**Records with drawing code**
= = = = =

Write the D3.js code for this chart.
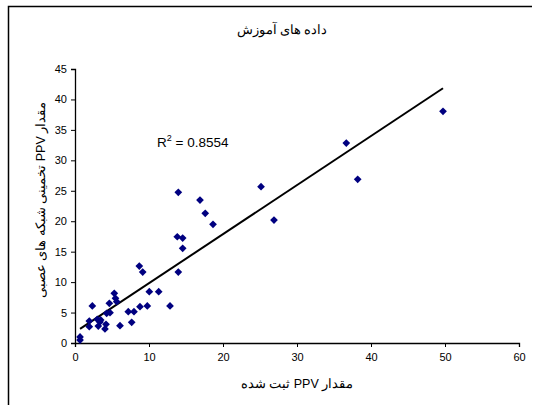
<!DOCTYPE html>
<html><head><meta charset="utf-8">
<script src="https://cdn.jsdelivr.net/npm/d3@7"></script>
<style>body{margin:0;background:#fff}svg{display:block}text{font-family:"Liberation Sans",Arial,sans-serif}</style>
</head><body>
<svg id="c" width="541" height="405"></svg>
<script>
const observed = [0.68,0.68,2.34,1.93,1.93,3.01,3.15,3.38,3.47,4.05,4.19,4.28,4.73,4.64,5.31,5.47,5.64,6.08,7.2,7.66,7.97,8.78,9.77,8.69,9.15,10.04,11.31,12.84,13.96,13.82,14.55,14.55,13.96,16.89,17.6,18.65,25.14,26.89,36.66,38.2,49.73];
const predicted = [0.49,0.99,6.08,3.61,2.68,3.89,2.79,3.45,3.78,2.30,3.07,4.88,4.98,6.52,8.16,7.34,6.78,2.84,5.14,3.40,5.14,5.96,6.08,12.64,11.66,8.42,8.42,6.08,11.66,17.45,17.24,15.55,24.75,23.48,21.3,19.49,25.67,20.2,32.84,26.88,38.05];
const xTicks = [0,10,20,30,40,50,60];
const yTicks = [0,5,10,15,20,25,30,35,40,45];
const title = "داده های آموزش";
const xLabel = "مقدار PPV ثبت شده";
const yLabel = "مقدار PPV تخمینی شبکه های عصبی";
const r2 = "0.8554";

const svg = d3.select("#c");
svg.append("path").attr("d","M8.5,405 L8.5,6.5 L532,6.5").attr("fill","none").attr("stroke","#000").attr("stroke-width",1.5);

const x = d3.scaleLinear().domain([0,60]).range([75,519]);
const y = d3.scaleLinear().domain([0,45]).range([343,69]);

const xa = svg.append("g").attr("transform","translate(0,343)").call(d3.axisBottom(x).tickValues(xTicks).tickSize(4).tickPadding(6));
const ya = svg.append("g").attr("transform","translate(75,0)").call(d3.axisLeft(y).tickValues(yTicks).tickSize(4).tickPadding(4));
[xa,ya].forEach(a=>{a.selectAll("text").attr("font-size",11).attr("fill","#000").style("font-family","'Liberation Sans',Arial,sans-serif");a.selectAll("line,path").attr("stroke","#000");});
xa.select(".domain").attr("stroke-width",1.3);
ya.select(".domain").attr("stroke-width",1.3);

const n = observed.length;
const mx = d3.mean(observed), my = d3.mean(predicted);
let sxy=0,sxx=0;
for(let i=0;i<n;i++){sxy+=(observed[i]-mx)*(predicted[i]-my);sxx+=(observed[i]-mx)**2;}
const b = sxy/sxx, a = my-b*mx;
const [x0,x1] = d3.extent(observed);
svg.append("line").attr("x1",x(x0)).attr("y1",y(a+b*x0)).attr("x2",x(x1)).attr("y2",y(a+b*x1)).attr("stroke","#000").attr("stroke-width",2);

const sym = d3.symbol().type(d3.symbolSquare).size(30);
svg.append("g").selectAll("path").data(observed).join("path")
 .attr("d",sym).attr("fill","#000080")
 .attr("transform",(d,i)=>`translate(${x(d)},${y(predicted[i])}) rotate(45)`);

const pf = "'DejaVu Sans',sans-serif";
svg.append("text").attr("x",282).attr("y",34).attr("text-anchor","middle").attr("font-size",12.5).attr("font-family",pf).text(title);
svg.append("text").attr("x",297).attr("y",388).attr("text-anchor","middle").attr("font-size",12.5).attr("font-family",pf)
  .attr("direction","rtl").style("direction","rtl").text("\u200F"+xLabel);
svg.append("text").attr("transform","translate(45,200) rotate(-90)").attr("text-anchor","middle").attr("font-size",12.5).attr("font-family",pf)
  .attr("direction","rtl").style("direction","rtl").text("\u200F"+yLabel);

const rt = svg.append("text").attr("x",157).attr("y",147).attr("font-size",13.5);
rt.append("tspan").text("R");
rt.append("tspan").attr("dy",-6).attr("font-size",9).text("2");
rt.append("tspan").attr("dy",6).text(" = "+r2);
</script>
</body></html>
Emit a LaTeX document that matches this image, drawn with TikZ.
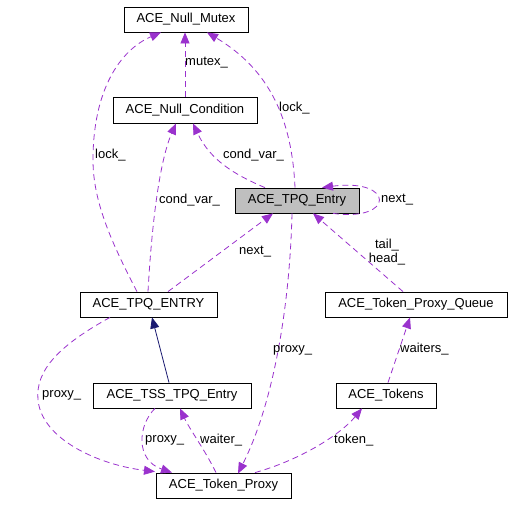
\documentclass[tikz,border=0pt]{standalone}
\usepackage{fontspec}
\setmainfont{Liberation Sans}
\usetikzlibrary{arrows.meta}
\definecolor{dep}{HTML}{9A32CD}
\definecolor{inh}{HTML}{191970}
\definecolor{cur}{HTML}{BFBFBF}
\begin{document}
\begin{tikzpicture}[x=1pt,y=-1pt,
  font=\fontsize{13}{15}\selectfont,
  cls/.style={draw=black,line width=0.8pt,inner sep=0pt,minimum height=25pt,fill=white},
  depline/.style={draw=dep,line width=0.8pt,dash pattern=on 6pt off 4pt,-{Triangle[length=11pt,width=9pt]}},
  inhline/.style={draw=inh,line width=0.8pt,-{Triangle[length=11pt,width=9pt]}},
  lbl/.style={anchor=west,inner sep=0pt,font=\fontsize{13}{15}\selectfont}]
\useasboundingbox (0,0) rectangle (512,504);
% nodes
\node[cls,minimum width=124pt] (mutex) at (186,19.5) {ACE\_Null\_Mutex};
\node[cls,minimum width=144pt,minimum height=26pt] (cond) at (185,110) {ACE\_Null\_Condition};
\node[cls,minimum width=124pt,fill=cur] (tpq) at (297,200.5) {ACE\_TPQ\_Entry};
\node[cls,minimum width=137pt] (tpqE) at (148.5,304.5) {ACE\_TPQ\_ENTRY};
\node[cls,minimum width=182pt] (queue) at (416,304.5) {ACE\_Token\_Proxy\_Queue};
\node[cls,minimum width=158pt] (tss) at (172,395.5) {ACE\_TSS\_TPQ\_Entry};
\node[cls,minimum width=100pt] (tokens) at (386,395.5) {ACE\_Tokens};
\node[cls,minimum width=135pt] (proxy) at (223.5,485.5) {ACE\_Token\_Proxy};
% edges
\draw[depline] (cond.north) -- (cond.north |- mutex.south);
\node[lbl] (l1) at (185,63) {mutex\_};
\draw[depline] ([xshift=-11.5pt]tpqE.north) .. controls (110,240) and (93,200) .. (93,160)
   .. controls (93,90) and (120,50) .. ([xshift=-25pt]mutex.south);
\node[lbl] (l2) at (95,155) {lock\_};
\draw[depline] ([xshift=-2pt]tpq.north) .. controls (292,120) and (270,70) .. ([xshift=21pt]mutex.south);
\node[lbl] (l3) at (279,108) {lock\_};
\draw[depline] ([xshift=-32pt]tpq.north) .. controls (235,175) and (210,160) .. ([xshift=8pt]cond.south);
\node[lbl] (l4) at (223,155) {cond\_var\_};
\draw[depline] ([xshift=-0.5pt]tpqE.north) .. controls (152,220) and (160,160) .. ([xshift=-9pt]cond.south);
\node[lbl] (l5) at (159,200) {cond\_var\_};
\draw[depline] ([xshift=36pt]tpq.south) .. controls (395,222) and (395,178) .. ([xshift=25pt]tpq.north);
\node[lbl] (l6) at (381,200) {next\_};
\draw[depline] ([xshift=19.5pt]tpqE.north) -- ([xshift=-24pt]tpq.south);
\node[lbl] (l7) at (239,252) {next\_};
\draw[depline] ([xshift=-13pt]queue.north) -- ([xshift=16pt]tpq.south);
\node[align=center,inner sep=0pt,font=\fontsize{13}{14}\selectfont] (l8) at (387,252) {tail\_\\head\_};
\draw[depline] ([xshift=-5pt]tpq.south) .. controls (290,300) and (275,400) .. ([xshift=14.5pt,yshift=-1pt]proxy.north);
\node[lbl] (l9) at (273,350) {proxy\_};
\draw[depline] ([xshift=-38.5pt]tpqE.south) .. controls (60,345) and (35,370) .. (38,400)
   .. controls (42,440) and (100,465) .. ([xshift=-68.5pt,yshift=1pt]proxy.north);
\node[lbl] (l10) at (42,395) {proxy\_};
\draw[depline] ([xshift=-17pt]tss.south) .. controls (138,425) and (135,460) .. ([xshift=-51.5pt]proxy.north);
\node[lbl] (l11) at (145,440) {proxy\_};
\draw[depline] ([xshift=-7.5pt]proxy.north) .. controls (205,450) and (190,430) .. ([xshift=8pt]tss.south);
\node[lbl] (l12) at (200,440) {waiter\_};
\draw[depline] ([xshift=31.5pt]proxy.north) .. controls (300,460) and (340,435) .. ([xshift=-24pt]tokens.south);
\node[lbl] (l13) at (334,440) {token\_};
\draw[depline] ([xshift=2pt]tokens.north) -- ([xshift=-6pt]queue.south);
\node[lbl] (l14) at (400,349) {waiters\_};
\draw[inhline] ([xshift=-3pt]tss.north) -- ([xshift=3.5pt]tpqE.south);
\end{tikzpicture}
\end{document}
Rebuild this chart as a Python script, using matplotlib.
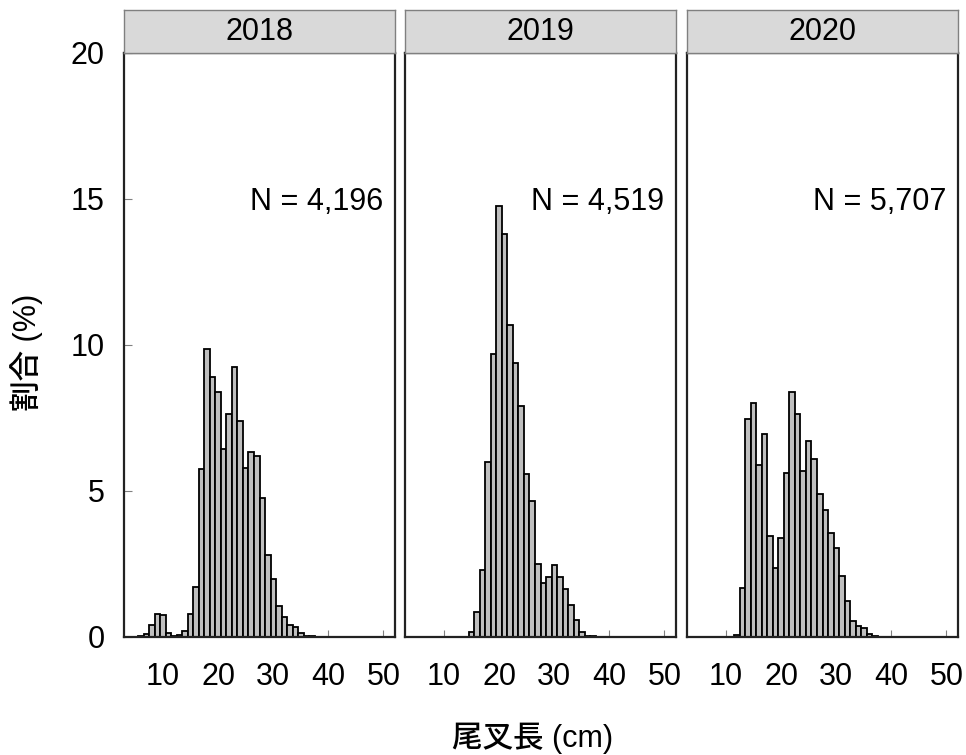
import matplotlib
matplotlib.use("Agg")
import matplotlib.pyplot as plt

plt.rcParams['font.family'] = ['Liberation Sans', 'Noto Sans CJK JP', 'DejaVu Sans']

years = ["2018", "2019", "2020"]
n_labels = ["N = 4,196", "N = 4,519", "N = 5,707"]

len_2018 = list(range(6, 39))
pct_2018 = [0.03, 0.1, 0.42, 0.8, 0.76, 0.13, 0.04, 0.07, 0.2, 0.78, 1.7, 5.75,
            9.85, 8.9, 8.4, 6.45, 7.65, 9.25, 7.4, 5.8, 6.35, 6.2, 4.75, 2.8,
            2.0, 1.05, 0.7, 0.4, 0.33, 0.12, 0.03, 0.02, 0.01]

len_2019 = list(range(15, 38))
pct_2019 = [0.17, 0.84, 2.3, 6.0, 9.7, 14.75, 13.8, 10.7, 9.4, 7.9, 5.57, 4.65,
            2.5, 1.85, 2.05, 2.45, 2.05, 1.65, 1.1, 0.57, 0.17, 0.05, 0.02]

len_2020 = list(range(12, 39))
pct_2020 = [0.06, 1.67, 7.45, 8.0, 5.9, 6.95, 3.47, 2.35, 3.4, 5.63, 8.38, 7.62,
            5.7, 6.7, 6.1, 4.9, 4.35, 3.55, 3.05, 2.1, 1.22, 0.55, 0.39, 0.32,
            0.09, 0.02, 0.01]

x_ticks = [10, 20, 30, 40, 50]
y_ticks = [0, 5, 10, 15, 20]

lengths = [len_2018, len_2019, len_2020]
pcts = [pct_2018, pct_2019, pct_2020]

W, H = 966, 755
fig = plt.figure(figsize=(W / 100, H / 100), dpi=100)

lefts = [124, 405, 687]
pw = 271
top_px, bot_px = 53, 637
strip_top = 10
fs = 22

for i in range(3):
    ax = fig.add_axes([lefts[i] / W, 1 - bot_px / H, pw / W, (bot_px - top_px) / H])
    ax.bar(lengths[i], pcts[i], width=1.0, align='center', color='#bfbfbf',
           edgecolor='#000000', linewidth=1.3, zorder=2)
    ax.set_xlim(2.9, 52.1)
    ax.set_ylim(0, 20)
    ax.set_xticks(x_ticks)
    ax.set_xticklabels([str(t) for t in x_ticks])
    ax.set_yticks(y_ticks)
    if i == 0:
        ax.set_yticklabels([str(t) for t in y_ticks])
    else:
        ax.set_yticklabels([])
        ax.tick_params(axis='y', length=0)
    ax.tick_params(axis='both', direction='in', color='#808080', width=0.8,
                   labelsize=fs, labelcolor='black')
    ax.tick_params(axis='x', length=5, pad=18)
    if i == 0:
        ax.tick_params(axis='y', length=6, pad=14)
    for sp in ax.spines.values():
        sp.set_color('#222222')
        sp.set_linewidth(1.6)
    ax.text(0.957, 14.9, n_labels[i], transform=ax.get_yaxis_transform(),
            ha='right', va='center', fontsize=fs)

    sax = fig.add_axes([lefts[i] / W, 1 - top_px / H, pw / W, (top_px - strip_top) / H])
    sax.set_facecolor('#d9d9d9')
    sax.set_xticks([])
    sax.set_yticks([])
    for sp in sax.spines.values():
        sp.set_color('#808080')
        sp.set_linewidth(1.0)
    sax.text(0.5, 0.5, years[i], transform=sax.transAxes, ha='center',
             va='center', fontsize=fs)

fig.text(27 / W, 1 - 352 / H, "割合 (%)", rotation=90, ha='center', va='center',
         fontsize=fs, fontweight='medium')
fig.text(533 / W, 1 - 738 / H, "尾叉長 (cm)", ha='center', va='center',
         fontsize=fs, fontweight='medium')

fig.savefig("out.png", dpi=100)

= = = = =

**TASK OBJECTIVE**
Copy only what runs above from the line containing "Rebuild this chart" through the line containing "fig = plt.figure(figsize=(W", exactly. Leave out the pictures.

**CORRECT RESULT**
Rebuild this chart as a Python script, using matplotlib.
import matplotlib
matplotlib.use("Agg")
import matplotlib.pyplot as plt

plt.rcParams['font.family'] = ['Liberation Sans', 'Noto Sans CJK JP', 'DejaVu Sans']

years = ["2018", "2019", "2020"]
n_labels = ["N = 4,196", "N = 4,519", "N = 5,707"]

len_2018 = list(range(6, 39))
pct_2018 = [0.03, 0.1, 0.42, 0.8, 0.76, 0.13, 0.04, 0.07, 0.2, 0.78, 1.7, 5.75,
            9.85, 8.9, 8.4, 6.45, 7.65, 9.25, 7.4, 5.8, 6.35, 6.2, 4.75, 2.8,
            2.0, 1.05, 0.7, 0.4, 0.33, 0.12, 0.03, 0.02, 0.01]

len_2019 = list(range(15, 38))
pct_2019 = [0.17, 0.84, 2.3, 6.0, 9.7, 14.75, 13.8, 10.7, 9.4, 7.9, 5.57, 4.65,
            2.5, 1.85, 2.05, 2.45, 2.05, 1.65, 1.1, 0.57, 0.17, 0.05, 0.02]

len_2020 = list(range(12, 39))
pct_2020 = [0.06, 1.67, 7.45, 8.0, 5.9, 6.95, 3.47, 2.35, 3.4, 5.63, 8.38, 7.62,
            5.7, 6.7, 6.1, 4.9, 4.35, 3.55, 3.05, 2.1, 1.22, 0.55, 0.39, 0.32,
            0.09, 0.02, 0.01]

x_ticks = [10, 20, 30, 40, 50]
y_ticks = [0, 5, 10, 15, 20]

lengths = [len_2018, len_2019, len_2020]
pcts = [pct_2018, pct_2019, pct_2020]

W, H = 966, 755
fig = plt.figure(figsize=(W / 100, H / 100), dpi=100)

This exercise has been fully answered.